Brian Sherry, a former Garda Chief Inspector, made the claim ahead of the funeral of Eddie Hutch on Friday.
He said that the potential for the feud to spread beyond Dublin and the Republic of Ireland’s borders was very real.
“There are dissidents out there who are quite prepared to become involved in either side of this feud, if the price is right” he said.
“The difficulty that I would see is that this could actually spill over into the north.
“You could have dissidents from different factions becoming involved.”
Eddie Hutch, 59, was gunned down in north Dublin just three days after 32-year-old David Byrne was murdered at a boxing weigh-in event at the Regency Hotel on Friday 5 February.
The Continuity IRA initially appeared to claim responsibility for the Regency Hotel shooting but issued a statement afterwards to say that it had not been involved.
However, Gardaí have not ruled out the possibility that dissidents may have been part of the squad of six that carried out the hotel attack.
Forensic teams at the scene of Eddie Hutch's murder in Dublin.
The shootings are primarily believed to be linked to a feud between two rival families, the Kinahans and the Hutches, with drugs at the heart of the turf war.
It’s believed that dispute began when members of an international drugs cartel allegedly led by Christy Kinahan fell out.
The result was the murder of Gary Hutch in Marbella last year.
Gary Hutch was accused of being an informer and of double-crossing the Kinahans, and his uncle Gerry ‘The Monk’ Hutch was then threatened by Christy Kinahan’s son Daniel.
It’s believed that Daniel had been the target in the Regency Hotel shootings, where men armed with AK-47s stormed the boxing weigh-in, shooting three people, including the deceased David Byrne.
In retaliation, Eddie Hutch, a ‘soft target’, was murdered to send a message to the Hutch family.
Jim Guerin, whose sister Veronica was murdered in north Dublin almost 20 years ago for being the first journalist to expose the drug lords, said the situation has deteriorated since then.
He said that the body set up in the wake of Veronica’s death, the Criminal Assets Bureau (CAB), has been largely bypassed by the criminals.
“I think it’s got a lot worse and that’s a terrible pity,” he said.
“We’ve got a lot more gangs, they have a lot more guns and firepower.
“What’s happened now is that the criminal gangs have become aware of the modus operandi of the CAB, and therefore they put their assets offshore or money might never come into the country.
“The amount of resources that’s available to the criminals compared to the amount that’s available for the Garda has made it a most unfair match.”
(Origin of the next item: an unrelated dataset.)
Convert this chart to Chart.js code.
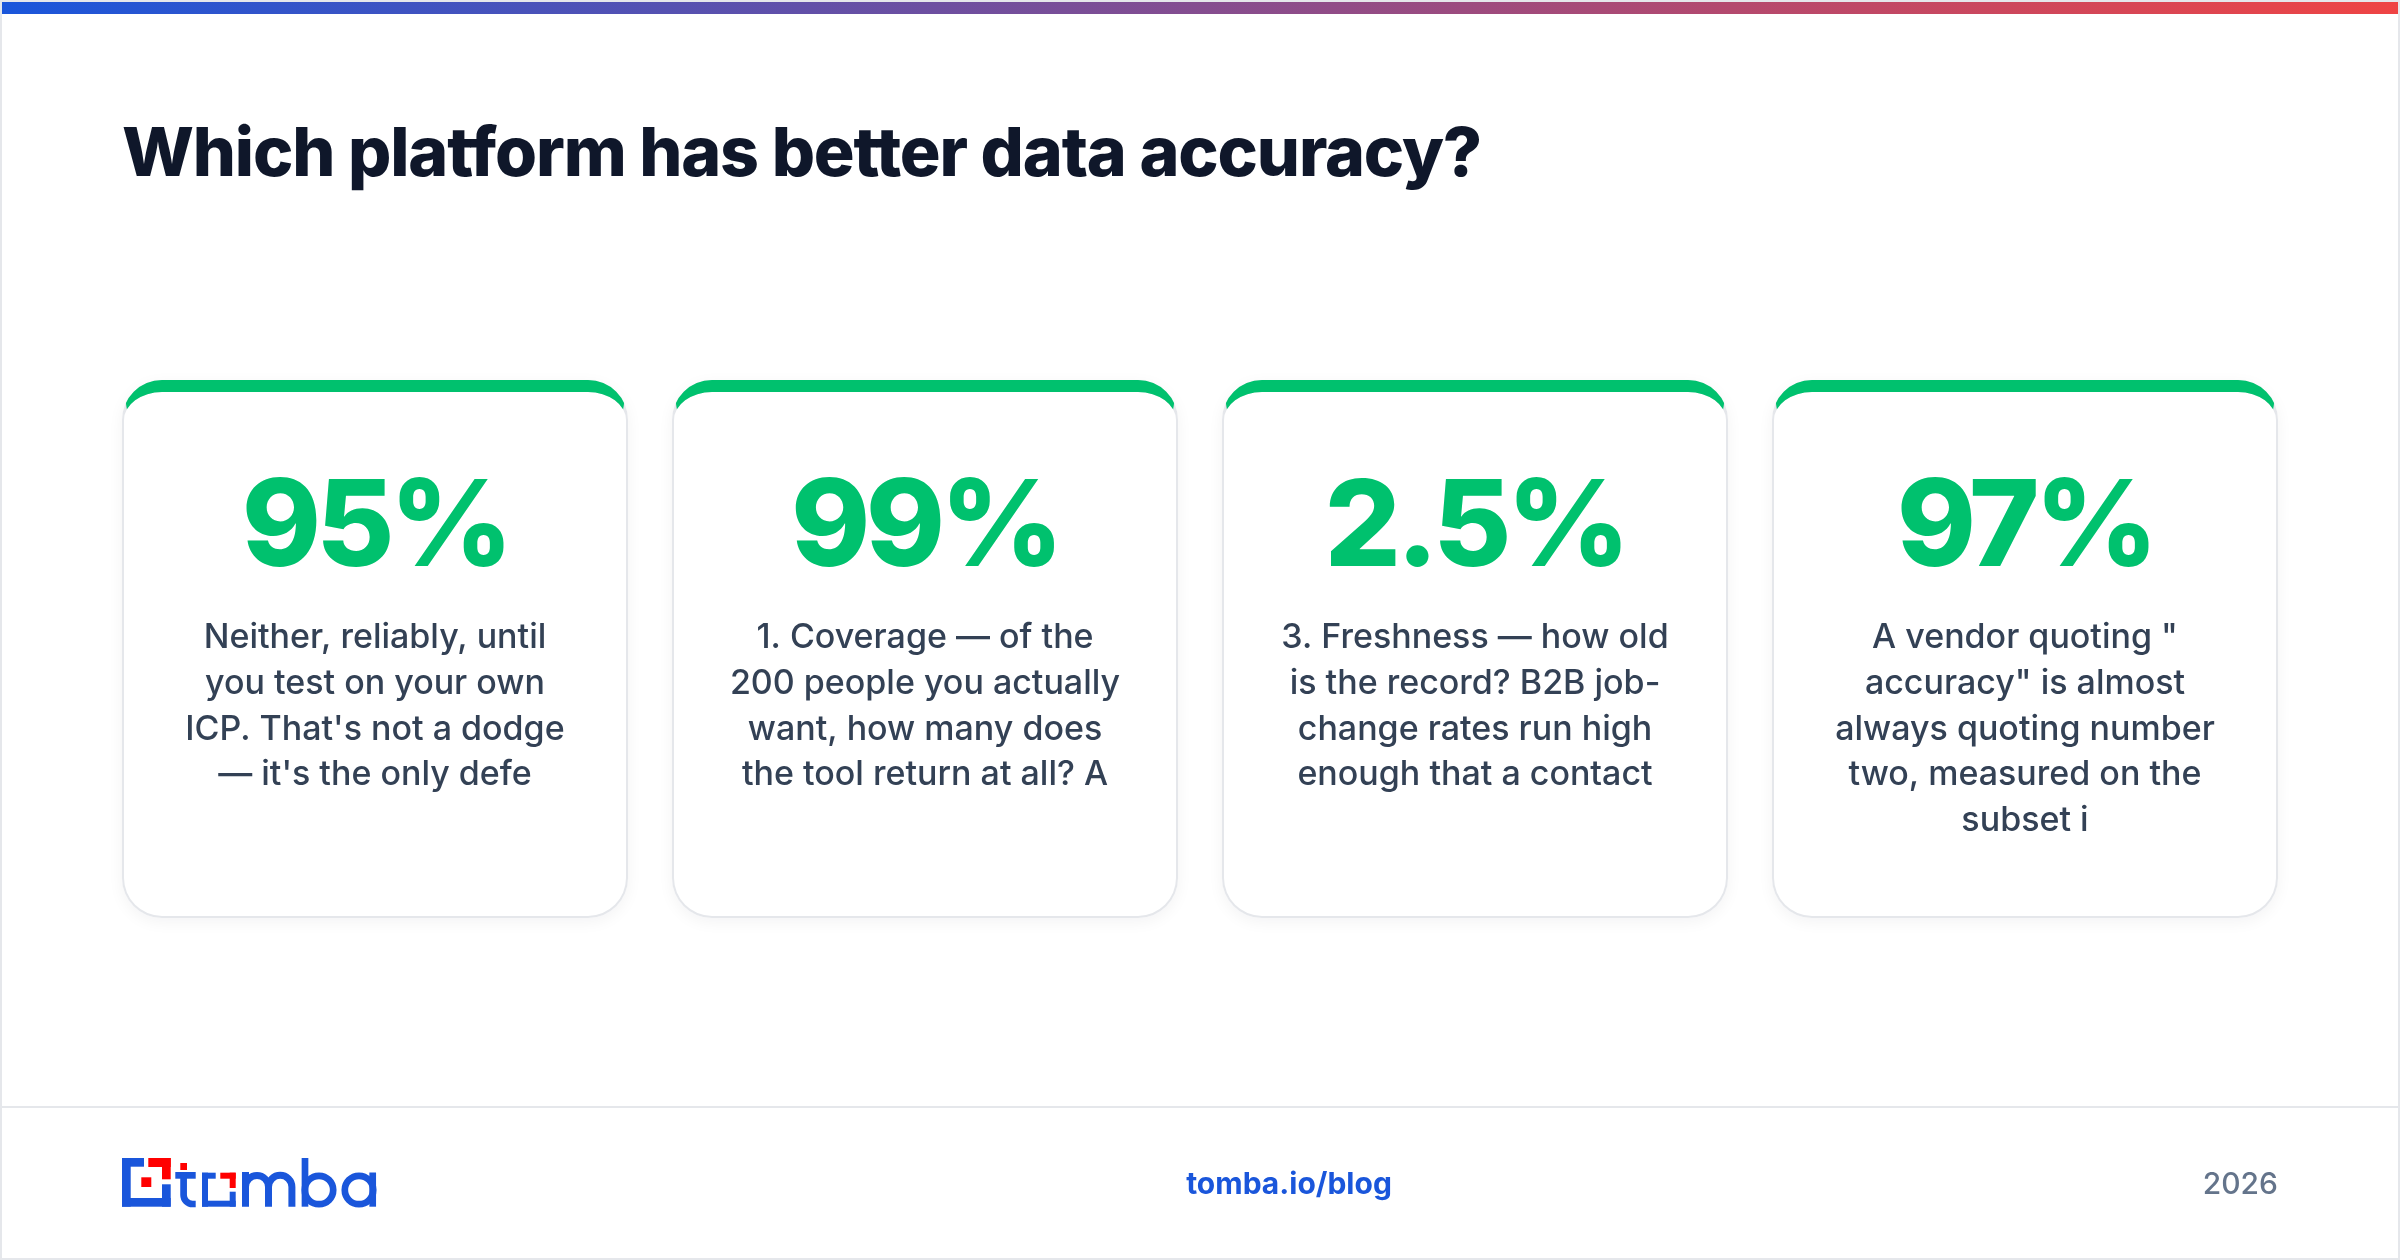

Mr Sherry said that the availability of dissident weapons could see the violence spiral.
“These people are very heavily armed and they don’t appear to have any respect or fear of the law,” said Mr Sherry.
“This could spill over and you could have innocent people getting hurt in this gang warfare.”
Former Garda Chief Inspector Brian Sherry
“The introduction of AK-47s, which are generally a paramilitary type weapon, is a new dimension and that is very, very worrying.”
Sean Donohoe and Ciaron Kearney are former heroin addicts that spent almost 40 years in jail between them.
They were also heavily involved in the drugs trade in Dublin, but have since turned their lives around and now work with the Lighthouse Drop-In Centre in Dublin in an attempt to help others.
“My worst was when I was sleeping with guns under my pillow every night, paranoid that people were going to come through my door and shoot me,” said Mr Donohoe.
“There was no room for a guilty conscience when I was living that life.”
Ciaron Kearney said that he used to be a big player within the drugs scene in Dublin and said that toughness was needed.
“I was dangerous, if I was approached the wrong way,” he said.
“That’s how everyone survives when you’re out there, it’s either be bullied or be a bully.”
Mr Donohoe said that although Garda had upped their presence on the streets, he remained sceptical as to whether it would have an impact.
“Dublin will always have gangs,” he said.
“There’ll always be drugs and there’ll always be shootings.
“That’s just the truth of it, you will never stop the gangs in Dublin.”
A heavily armed response unit of around 55 Garda have supplemented ordinary officers on the street, with 24-hour checkpoints still in place across the city.
Dublin is holding its breath as it waits to see if further violence is to come in what has become an increasingly bitter and bloody feud.